--- START ---

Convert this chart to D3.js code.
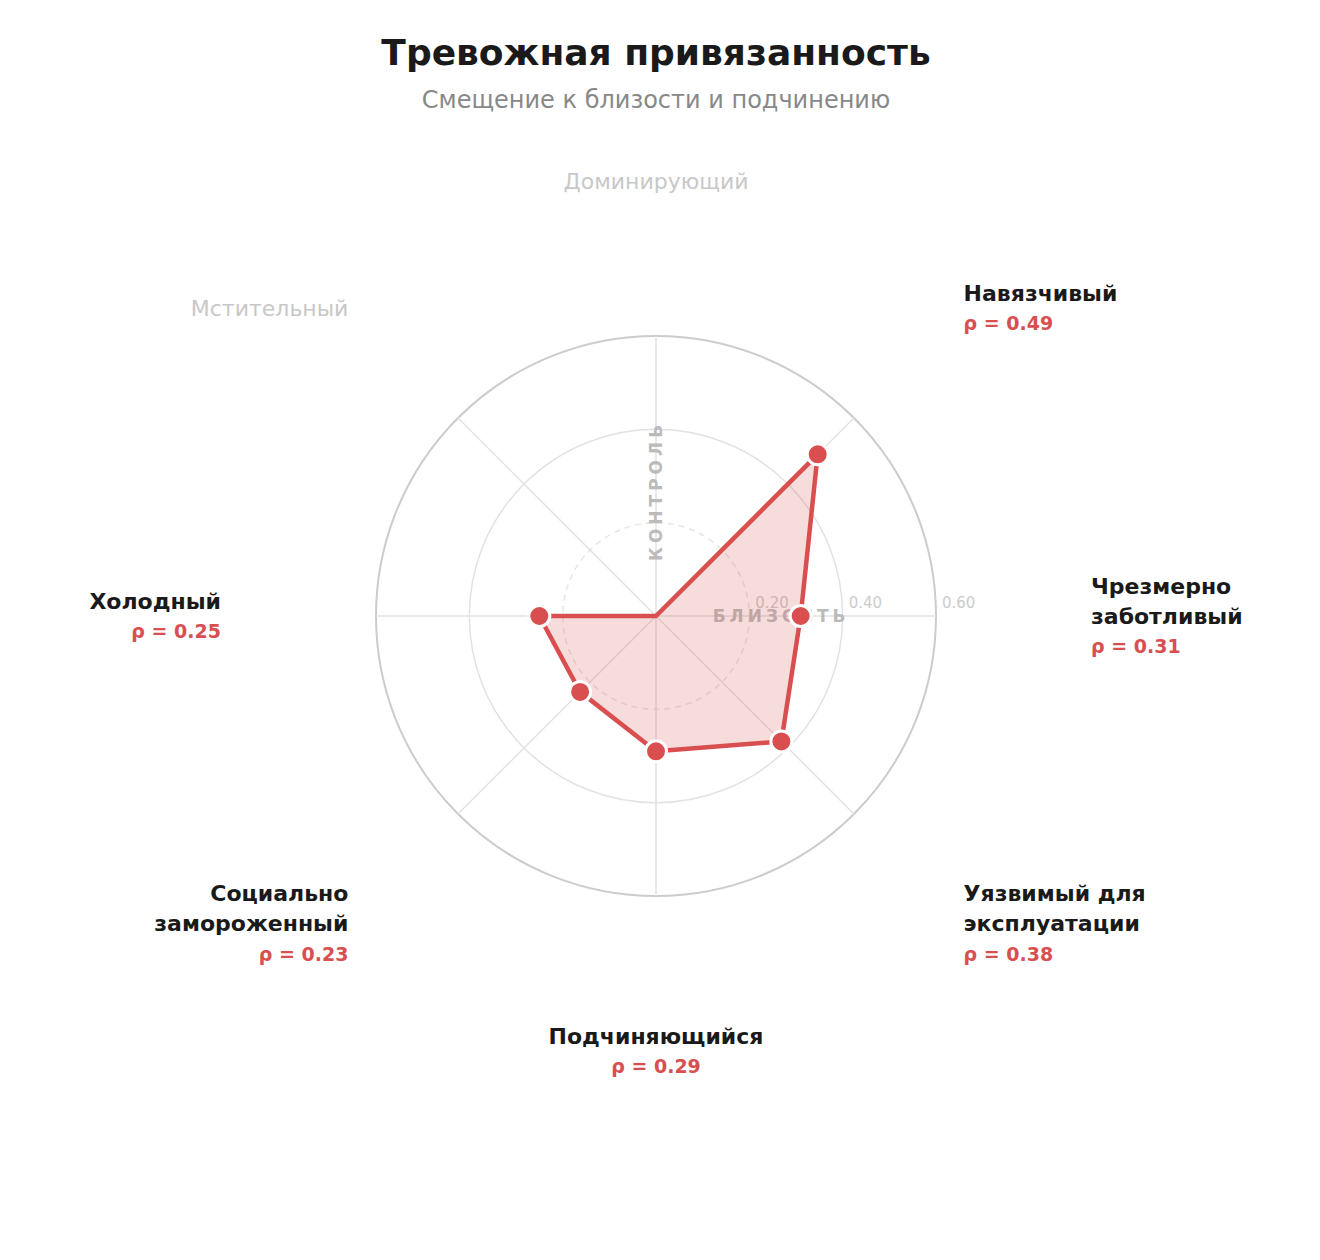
<!DOCTYPE html>
<html>
<head>
<meta charset="utf-8">
<script src="https://cdn.jsdelivr.net/npm/d3@7"></script>
<style>
  html, body { margin: 0; padding: 0; background: #fff; }
  svg { display: block; font-family: "DejaVu Sans", sans-serif; }
</style>
</head>
<body>
<svg id="chart" width="1320" height="1260"></svg>
<script>
const categories = ["Доминирующий", "Навязчивый", "Чрезмерно заботливый", "Уязвимый для эксплуатации", "Подчиняющийся", "Социально замороженный", "Холодный", "Мстительный"];
const labelLines = [["Доминирующий"], ["Навязчивый"], ["Чрезмерно", "заботливый"], ["Уязвимый для", "эксплуатации"], ["Подчиняющийся"], ["Социально", "замороженный"], ["Холодный"], ["Мстительный"]];
const values = [0, 0.49, 0.31, 0.38, 0.29, 0.23, 0.25, 0];
const ringTicks = [0.2, 0.4, 0.6];
const tickLabels = ["0.20", "0.40", "0.60"];
const axisTitles = ["КОНТРОЛЬ", "БЛИЗОСТЬ"];
const titleText = "Тревожная привязанность";
const subtitleText = "Смещение к близости и подчинению";

const svg = d3.select("#chart");
const cx = 656, cy = 616, R = 280, labelR = 435;
const red = "#d94f4f";

const r = d3.scaleLinear().domain([0, 0.6]).range([0, R]);
const angle = d3.scaleLinear().domain([0, categories.length]).range([0, 2 * Math.PI]);
const px = (i, v) => Math.sin(angle(i)) * r(v);
const py = (i, v) => -Math.cos(angle(i)) * r(v);

svg.append("text").attr("x", 656).attr("y", 52).attr("text-anchor", "middle")
  .attr("dominant-baseline", "central").attr("font-size", 36).attr("font-weight", "bold")
  .attr("fill", "#1a1a1a").text(titleText);
svg.append("text").attr("x", 656).attr("y", 100).attr("text-anchor", "middle")
  .attr("dominant-baseline", "central").attr("font-size", 24)
  .attr("fill", "#888").text(subtitleText);

const g = svg.append("g").attr("transform", `translate(${cx},${cy})`);

// rings
g.selectAll("circle.ring").data(ringTicks).join("circle")
  .attr("class", "ring").attr("r", d => r(d)).attr("fill", "none")
  .attr("stroke", (d, i) => i === 2 ? "#cccccc" : (i === 1 ? "#e2e2e2" : "#e6e6e6"))
  .attr("stroke-width", (d, i) => i === 2 ? 2 : 1.5)
  .attr("stroke-dasharray", (d, i) => i === 0 ? "6,5" : null);

// spokes
g.selectAll("line.spoke").data(categories).join("line")
  .attr("class", "spoke").attr("x1", 0).attr("y1", 0)
  .attr("x2", (d, i) => px(i, 0.6)).attr("y2", (d, i) => py(i, 0.6))
  .attr("stroke", "#e2e2e2").attr("stroke-width", 1.5);

// tick labels
g.selectAll("text.tick").data(ringTicks).join("text")
  .attr("class", "tick").attr("x", d => r(d) + 6).attr("y", -13)
  .attr("dominant-baseline", "central").attr("font-size", 15).attr("fill", "#cccccc")
  .text((d, i) => tickLabels[i]);

// axis titles
g.append("text").attr("transform", `translate(0,${-r(0.268)}) rotate(-90)`)
  .attr("text-anchor", "middle").attr("dominant-baseline", "central")
  .attr("font-size", 17).attr("font-weight", "bold").attr("letter-spacing", 4)
  .attr("fill", "#bbbbbb").text(axisTitles[0]);
g.append("text").attr("x", r(0.268)).attr("y", 0)
  .attr("text-anchor", "middle").attr("dominant-baseline", "central")
  .attr("font-size", 17).attr("font-weight", "bold").attr("letter-spacing", 4)
  .attr("fill", "#bbbbbb").text(axisTitles[1]);

// polygon
const line = d3.lineRadial().angle((d, i) => angle(i)).radius(d => r(d)).curve(d3.curveLinearClosed);
g.append("path").datum(values).attr("d", line)
  .attr("fill", red).attr("fill-opacity", 0.2)
  .attr("stroke", red).attr("stroke-width", 4.5).attr("stroke-linejoin", "round");

// dots
g.selectAll("circle.dot").data(values.map((v, i) => ({ v, i })).filter(d => d.v > 0)).join("circle")
  .attr("class", "dot").attr("cx", d => px(d.i, d.v)).attr("cy", d => py(d.i, d.v))
  .attr("r", 10.5).attr("fill", red).attr("stroke", "#fff").attr("stroke-width", 3);

// labels
categories.forEach((c, i) => {
  const a = angle(i);
  const lx = Math.sin(a) * labelR, ly = -Math.cos(a) * labelR;
  const s = Math.sin(a);
  const anchor = Math.abs(s) < 1e-6 ? "middle" : (s > 0 ? "start" : "end");
  const active = values[i] > 0;
  const lines = labelLines[i].map(t => ({ t, type: "name" }));
  if (active) lines.push({ t: "ρ = " + values[i].toFixed(2), type: "rho" });
  const n = lines.length, step = 30;
  const t = g.append("text").attr("text-anchor", anchor);
  lines.forEach((l, k) => {
    t.append("tspan").attr("x", lx).attr("y", ly + (k - (n - 1) / 2) * step)
      .attr("dominant-baseline", "central")
      .attr("font-size", active ? (l.type === "rho" ? 19 : 22) : 22)
      .attr("font-weight", active ? "bold" : "normal")
      .attr("fill", active ? (l.type === "rho" ? red : "#1a1a1a") : "#c8c8c8")
      .text(l.t);
  });
});
</script>
</body>
</html>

--- END ---

**Directions for this task:** Exclude the images and reproduce the remaining data exactly.

**Output below:**
Convert this chart to D3.js code.
<!DOCTYPE html>
<html>
<head>
<meta charset="utf-8">
<script src="https://cdn.jsdelivr.net/npm/d3@7"></script>
<style>
  html, body { margin: 0; padding: 0; background: #fff; }
  svg { display: block; font-family: "DejaVu Sans", sans-serif; }
</style>
</head>
<body>
<svg id="chart" width="1320" height="1260"></svg>
<script>
const categories = ["Доминирующий", "Навязчивый", "Чрезмерно заботливый", "Уязвимый для эксплуатации", "Подчиняющийся", "Социально замороженный", "Холодный", "Мстительный"];
const labelLines = [["Доминирующий"], ["Навязчивый"], ["Чрезмерно", "заботливый"], ["Уязвимый для", "эксплуатации"], ["Подчиняющийся"], ["Социально", "замороженный"], ["Холодный"], ["Мстительный"]];
const values = [0, 0.49, 0.31, 0.38, 0.29, 0.23, 0.25, 0];
const ringTicks = [0.2, 0.4, 0.6];
const tickLabels = ["0.20", "0.40", "0.60"];
const axisTitles = ["КОНТРОЛЬ", "БЛИЗОСТЬ"];
const titleText = "Тревожная привязанность";
const subtitleText = "Смещение к близости и подчинению";

const svg = d3.select("#chart");
const cx = 656, cy = 616, R = 280, labelR = 435;
const red = "#d94f4f";

const r = d3.scaleLinear().domain([0, 0.6]).range([0, R]);
const angle = d3.scaleLinear().domain([0, categories.length]).range([0, 2 * Math.PI]);
const px = (i, v) => Math.sin(angle(i)) * r(v);
const py = (i, v) => -Math.cos(angle(i)) * r(v);

svg.append("text").attr("x", 656).attr("y", 52).attr("text-anchor", "middle")
  .attr("dominant-baseline", "central").attr("font-size", 36).attr("font-weight", "bold")
  .attr("fill", "#1a1a1a").text(titleText);
svg.append("text").attr("x", 656).attr("y", 100).attr("text-anchor", "middle")
  .attr("dominant-baseline", "central").attr("font-size", 24)
  .attr("fill", "#888").text(subtitleText);

const g = svg.append("g").attr("transform", `translate(${cx},${cy})`);

// rings
g.selectAll("circle.ring").data(ringTicks).join("circle")
  .attr("class", "ring").attr("r", d => r(d)).attr("fill", "none")
  .attr("stroke", (d, i) => i === 2 ? "#cccccc" : (i === 1 ? "#e2e2e2" : "#e6e6e6"))
  .attr("stroke-width", (d, i) => i === 2 ? 2 : 1.5)
  .attr("stroke-dasharray", (d, i) => i === 0 ? "6,5" : null);

// spokes
g.selectAll("line.spoke").data(categories).join("line")
  .attr("class", "spoke").attr("x1", 0).attr("y1", 0)
  .attr("x2", (d, i) => px(i, 0.6)).attr("y2", (d, i) => py(i, 0.6))
  .attr("stroke", "#e2e2e2").attr("stroke-width", 1.5);

// tick labels
g.selectAll("text.tick").data(ringTicks).join("text")
  .attr("class", "tick").attr("x", d => r(d) + 6).attr("y", -13)
  .attr("dominant-baseline", "central").attr("font-size", 15).attr("fill", "#cccccc")
  .text((d, i) => tickLabels[i]);

// axis titles
g.append("text").attr("transform", `translate(0,${-r(0.268)}) rotate(-90)`)
  .attr("text-anchor", "middle").attr("dominant-baseline", "central")
  .attr("font-size", 17).attr("font-weight", "bold").attr("letter-spacing", 4)
  .attr("fill", "#bbbbbb").text(axisTitles[0]);
g.append("text").attr("x", r(0.268)).attr("y", 0)
  .attr("text-anchor", "middle").attr("dominant-baseline", "central")
  .attr("font-size", 17).attr("font-weight", "bold").attr("letter-spacing", 4)
  .attr("fill", "#bbbbbb").text(axisTitles[1]);

// polygon
const line = d3.lineRadial().angle((d, i) => angle(i)).radius(d => r(d)).curve(d3.curveLinearClosed);
g.append("path").datum(values).attr("d", line)
  .attr("fill", red).attr("fill-opacity", 0.2)
  .attr("stroke", red).attr("stroke-width", 4.5).attr("stroke-linejoin", "round");

// dots
g.selectAll("circle.dot").data(values.map((v, i) => ({ v, i })).filter(d => d.v > 0)).join("circle")
  .attr("class", "dot").attr("cx", d => px(d.i, d.v)).attr("cy", d => py(d.i, d.v))
  .attr("r", 10.5).attr("fill", red).attr("stroke", "#fff").attr("stroke-width", 3);

// labels
categories.forEach((c, i) => {
  const a = angle(i);
  const lx = Math.sin(a) * labelR, ly = -Math.cos(a) * labelR;
  const s = Math.sin(a);
  const anchor = Math.abs(s) < 1e-6 ? "middle" : (s > 0 ? "start" : "end");
  const active = values[i] > 0;
  const lines = labelLines[i].map(t => ({ t, type: "name" }));
  if (active) lines.push({ t: "ρ = " + values[i].toFixed(2), type: "rho" });
  const n = lines.length, step = 30;
  const t = g.append("text").attr("text-anchor", anchor);
  lines.forEach((l, k) => {
    t.append("tspan").attr("x", lx).attr("y", ly + (k - (n - 1) / 2) * step)
      .attr("dominant-baseline", "central")
      .attr("font-size", active ? (l.type === "rho" ? 19 : 22) : 22)
      .attr("font-weight", active ? "bold" : "normal")
      .attr("fill", active ? (l.type === "rho" ? red : "#1a1a1a") : "#c8c8c8")
      .text(l.t);
  });
});
</script>
</body>
</html>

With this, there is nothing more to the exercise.